7

I've seen useful posts on LC_ALL=C and resolving problems with locale settings, but those look a bit too complicated to me.

In a session started with LC_ALL=C bash I've tried the obvious LC_ALL=nl_NL, but that gave warnings, so I'm unsure if that is the proper way to go when setting LC_ALL=C (without bash)

Cor Nouws
  • 101

2 Answers2

10

@steeldriver is right, unsurprisingly.

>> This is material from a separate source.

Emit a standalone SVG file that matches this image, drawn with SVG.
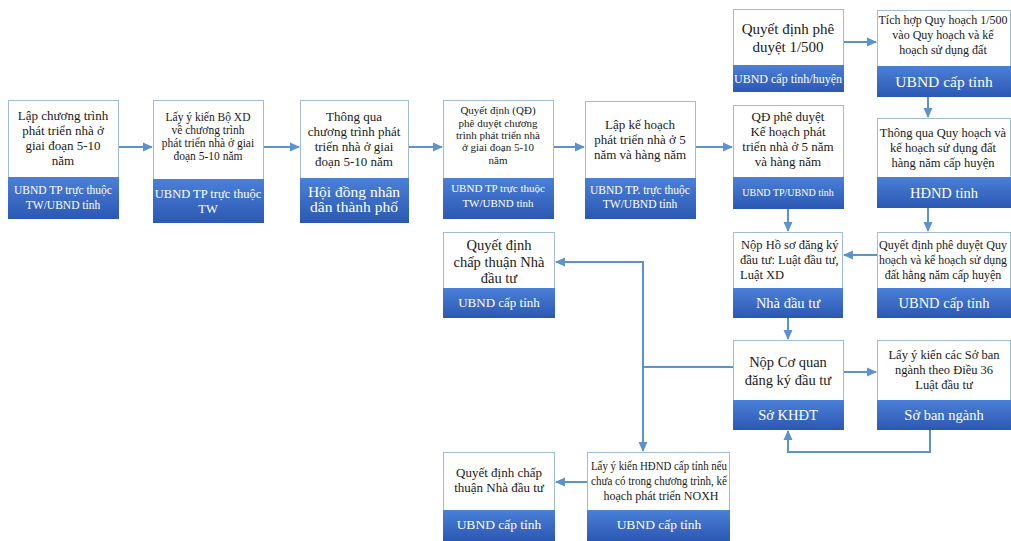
<svg xmlns="http://www.w3.org/2000/svg" width="1011" height="541" viewBox="0 0 1011 541" font-family="'Liberation Serif', 'Times New Roman', 'DejaVu Serif', serif">
<defs>
<linearGradient id="bl" x1="0" y1="0" x2="0" y2="1">
<stop offset="0" stop-color="#4b80d8"/>
<stop offset="1" stop-color="#2b58b2"/>
</linearGradient>
<marker id="ah" markerUnits="userSpaceOnUse" markerWidth="10" markerHeight="10" refX="9" refY="5" orient="auto">
<path d="M0,0.5 L10,5 L0,9.5 Z" fill="#5b93cf"/>
</marker>
</defs>
<style>
.box{fill:#ffffff;stroke:#a3bcd6;stroke-width:1}
.band{fill:url(#bl)}
text{font-family:'Liberation Serif','Times New Roman','DejaVu Serif',serif;text-anchor:middle}
.t{fill:#1a1a1a}
.w{fill:#ffffff}
.c path{fill:none;stroke:#5b93cf;stroke-width:2}
</style>
<rect width="1011" height="541" fill="#ffffff"/>

<g id="n1">
<rect class="box" x="8.5" y="100.5" width="110" height="118"/>
<rect class="band" x="8" y="177" width="111" height="42"/>
<text class="t" font-size="13" x="63"><tspan y="120">Lập chương trình</tspan><tspan x="63" y="135">phát triển nhà ở</tspan><tspan x="63" y="150">giai đoạn 5-10</tspan><tspan x="63" y="165">năm</tspan></text>
<text class="w" font-size="11.5" x="63"><tspan y="194">UBND TP trực thuộc</tspan><tspan x="63" y="209">TW/UBND tỉnh</tspan></text>
</g>

<g id="n2">
<rect class="box" x="153.5" y="100.5" width="110" height="122"/>
<rect class="band" x="153" y="179" width="111" height="44"/>
<text class="t" font-size="11.5" x="208"><tspan y="121">Lấy ý kiến Bộ XD</tspan><tspan x="208" y="134">về chương trình</tspan><tspan x="208" y="147">phát triển nhà ở giai</tspan><tspan x="208" y="160">đoạn 5-10 năm</tspan></text>
<text class="w" font-size="12.5" x="208"><tspan y="198">UBND  TP  trực  thuộc</tspan><tspan x="208" y="213">TW</tspan></text>
</g>

<g id="n3">
<rect class="box" x="300.5" y="100.5" width="108" height="122"/>
<rect class="band" x="300" y="178" width="109" height="45"/>
<text class="t" font-size="13" x="354"><tspan y="121">Thông qua</tspan><tspan x="354" y="136">chương trình phát</tspan><tspan x="354" y="151">triển nhà ở giai</tspan><tspan x="354" y="166">đoạn 5-10 năm</tspan></text>
<text class="w" font-size="15.5" x="354"><tspan y="197">Hội đồng nhân</tspan><tspan x="354" y="212">dân thành phố</tspan></text>
</g>

<g id="n4">
<rect class="box" x="443.5" y="100.5" width="110" height="118"/>
<rect class="band" x="443" y="178" width="111" height="41"/>
<text class="t" font-size="11" x="498"><tspan y="114">Quyết định (QĐ)</tspan><tspan x="498" y="127">phê duyệt chương</tspan><tspan x="498" y="139">trình phát triển nhà</tspan><tspan x="498" y="151">ở giai đoạn 5-10</tspan><tspan x="498" y="164">năm</tspan></text>
<text class="w" font-size="11" x="498"><tspan y="192">UBND TP trực thuộc</tspan><tspan x="498" y="207">TW/UBND  tỉnh</tspan></text>
</g>

<g id="n5">
<rect class="box" x="585.5" y="101.5" width="110" height="117"/>
<rect class="band" x="585" y="178" width="111" height="41"/>
<text class="t" font-size="13" x="640"><tspan y="129">Lập kế hoạch</tspan><tspan x="640" y="144">phát triển nhà ở 5</tspan><tspan x="640" y="159">năm và hàng năm</tspan></text>
<text class="w" font-size="11.5" x="640"><tspan y="194">UBND TP. trực thuộc</tspan><tspan x="640" y="208">TW/UBND tỉnh</tspan></text>
</g>

<g id="n6">
<rect class="box" x="733.5" y="105.5" width="110" height="103"/>
<rect class="band" x="733" y="177" width="111" height="32"/>
<text class="t" font-size="13" x="788"><tspan y="121">QĐ  phê duyệt</tspan><tspan x="788" y="136">Kế hoạch phát</tspan><tspan x="788" y="151">triển nhà ở 5 năm</tspan><tspan x="788" y="166">và hàng năm</tspan></text>
<text class="w" font-size="10" x="788" y="196">UBND  TP/UBND  tỉnh</text>
</g>

<g id="n7">
<rect class="box" x="733.5" y="9.5" width="110" height="82"/>
<rect class="band" x="733" y="65" width="111" height="27"/>
<text class="t" font-size="15" x="788"><tspan y="34">Quyết định phê</tspan><tspan x="788" y="52">duyệt 1/500</tspan></text>
<text class="w" font-size="12" x="788" y="83">UBND cấp tỉnh/huyện</text>
</g>

<g id="n8">
<rect class="box" x="877.5" y="10.5" width="133" height="86"/>
<rect class="band" x="877" y="66" width="134" height="31"/>
<text class="t" font-size="12" x="943"><tspan y="24">Tích hợp Quy hoạch 1/500</tspan><tspan x="943" y="39">vào Quy hoạch và kế</tspan><tspan x="943" y="54">hoạch sử dụng đất</tspan></text>
<text class="w" font-size="15.5" x="944" y="87">UBND cấp tỉnh</text>
</g>

<g id="n9">
<rect class="box" x="877.5" y="118.5" width="133" height="89"/>
<rect class="band" x="877" y="177" width="134" height="31"/>
<text class="t" font-size="12.5" x="943"><tspan y="137">Thông qua Quy hoạch và</tspan><tspan x="943" y="152">kế hoạch sử dụng đất</tspan><tspan x="943" y="167">hàng năm cấp huyện</tspan></text>
<text class="w" font-size="14.5" x="944" y="198">HĐND tỉnh</text>
</g>

<g id="n10">
<rect class="box" x="877.5" y="232.5" width="133" height="85"/>
<rect class="band" x="877" y="288" width="134" height="30"/>
<text class="t" font-size="12" x="943"><tspan y="249" textLength="128" lengthAdjust="spacingAndGlyphs">Quyết định phê duyệt Quy</tspan><tspan x="943" y="264" textLength="128" lengthAdjust="spacingAndGlyphs">hoạch và kế hoạch sử dụng</tspan><tspan x="943" y="279">đất hằng năm cấp huyện</tspan></text>
<text class="w" font-size="14.5" x="944" y="308">UBND cấp tỉnh</text>
</g>

<g id="n11">
<rect class="box" x="733.5" y="232.5" width="109" height="85"/>
<rect class="band" x="733" y="288" width="110" height="30"/>
<text class="t" font-size="12.5" x="741" style="text-anchor:start"><tspan y="249">Nộp  Hồ sơ đăng ký</tspan><tspan x="740" y="264">đầu tư: Luật đầu tư,</tspan><tspan x="740" y="279">Luật XD</tspan></text>
<text class="w" font-size="14.5" x="788" y="308">Nhà đầu tư</text>
</g>

<g id="n12">
<rect class="box" x="733.5" y="340.5" width="110" height="89"/>
<rect class="band" x="733" y="400" width="111" height="30"/>
<text class="t" font-size="14.5" x="788"><tspan y="367">Nộp Cơ quan</tspan><tspan x="788" y="385">đăng ký đầu tư</tspan></text>
<text class="w" font-size="14.5" x="788" y="420">Sở KHĐT</text>
</g>

<g id="n13">
<rect class="box" x="877.5" y="340.5" width="133" height="89"/>
<rect class="band" x="877" y="400" width="134" height="30"/>
<text class="t" font-size="12.5" x="944"><tspan y="359">Lấy ý kiến các Sở ban</tspan><tspan x="944" y="374">ngành theo Điều  36</tspan><tspan x="944" y="389">Luật đầu tư</tspan></text>
<text class="w" font-size="14.5" x="944" y="420">Sở ban ngành</text>
</g>

<g id="n14">
<rect class="box" x="443.5" y="232.5" width="111" height="85"/>
<rect class="band" x="443" y="288" width="112" height="30"/>
<text class="t" font-size="14.5" x="499"><tspan y="250">Quyết định</tspan><tspan x="499" y="267">chấp thuận Nhà</tspan><tspan x="499" y="283">đầu tư</tspan></text>
<text class="w" font-size="13" x="499" y="307">UBND cấp tỉnh</text>
</g>

<g id="n15">
<rect class="box" x="587.5" y="452.5" width="142" height="87"/>
<rect class="band" x="587" y="510" width="143" height="31"/>
<text class="t" font-size="12" x="659"><tspan y="470" textLength="136" lengthAdjust="spacingAndGlyphs">Lấy ý kiến HĐND cấp tỉnh nếu</tspan><tspan x="659" y="485" textLength="136" lengthAdjust="spacingAndGlyphs">chưa có trong chương trình, kế</tspan><tspan x="661" y="500">hoạch phát triển NOXH</tspan></text>
<text class="w" font-size="13.5" x="659" y="529">UBND cấp tỉnh</text>
</g>

<g id="n16">
<rect class="box" x="443.5" y="452.5" width="111" height="87"/>
<rect class="band" x="443" y="510" width="112" height="31"/>
<text class="t" font-size="13" x="499"><tspan y="477">Quyết định chấp</tspan><tspan x="499" y="492">thuận Nhà đầu tư</tspan></text>
<text class="w" font-size="13.5" x="499" y="529">UBND cấp tỉnh</text>
</g>

<g id="connectors" class="c">
<path d="M119 147 H152" marker-end="url(#ah)"/>
<path d="M264 147 H299" marker-end="url(#ah)"/>
<path d="M409 147 H442" marker-end="url(#ah)"/>
<path d="M554 147 H584" marker-end="url(#ah)"/>
<path d="M696 147 H732" marker-end="url(#ah)"/>
<path d="M844 42 H876" marker-end="url(#ah)"/>
<path d="M928 97 V117" marker-end="url(#ah)"/>
<path d="M928 208 V231" marker-end="url(#ah)"/>
<path d="M877 255 H844" marker-end="url(#ah)"/>
<path d="M788 209 V231" marker-end="url(#ah)"/>
<path d="M788 318 V339" marker-end="url(#ah)"/>
<path d="M844 372 H876" marker-end="url(#ah)"/>
<path d="M930 430 V452 H788 V431" marker-end="url(#ah)"/>
<path d="M733 367 H643"/>
<path d="M643 262 V451" marker-end="url(#ah)"/>
<path d="M644 262 H556" marker-end="url(#ah)"/>
<path d="M587 482 H556" marker-end="url(#ah)"/>
</g>
</svg>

All you need to do is

LC_ALL=

to restore all your normal locale settings for the session.

Example:

$ export LC_ALL=C
$ locale
LANG=en_GB.UTF-8
LANGUAGE=en_GB:en
LC_CTYPE="C"
LC_NUMERIC="C"
LC_TIME="C"
LC_COLLATE="C"
LC_MONETARY="C"
LC_MESSAGES="C"
LC_PAPER="C"
LC_NAME="C"
LC_ADDRESS="C"
LC_TELEPHONE="C"
LC_MEASUREMENT="C"
LC_IDENTIFICATION="C"
LC_ALL=C

setting LC_ALL= restores the original locale settings

$ LC_ALL=
$ locale
LANG=en_GB.UTF-8
LANGUAGE=en_GB:en
LC_CTYPE="en_GB.UTF-8"
LC_NUMERIC=en_GB.UTF-8
LC_TIME=en_GB.UTF-8
LC_COLLATE="en_GB.UTF-8"
LC_MONETARY=en_GB.UTF-8
LC_MESSAGES="en_GB.UTF-8"
LC_PAPER=en_GB.UTF-8
LC_NAME=en_GB.UTF-8
LC_ADDRESS=en_GB.UTF-8
LC_TELEPHONE=en_GB.UTF-8
LC_MEASUREMENT=en_GB.UTF-8
LC_IDENTIFICATION=en_GB.UTF-8
LC_ALL=
Zanna
  • 72,312
6

The probable reason why LC_ALL=nl_NL gave you warnings is that nl_NL is a locale for enabling ISO-8859-1 encoding, and it's typically not generated on an Ubuntu system. LC_ALL=nl_NL.UTF-8 should work. As others have said, LC_ALL= (i.e. disabling it) works too.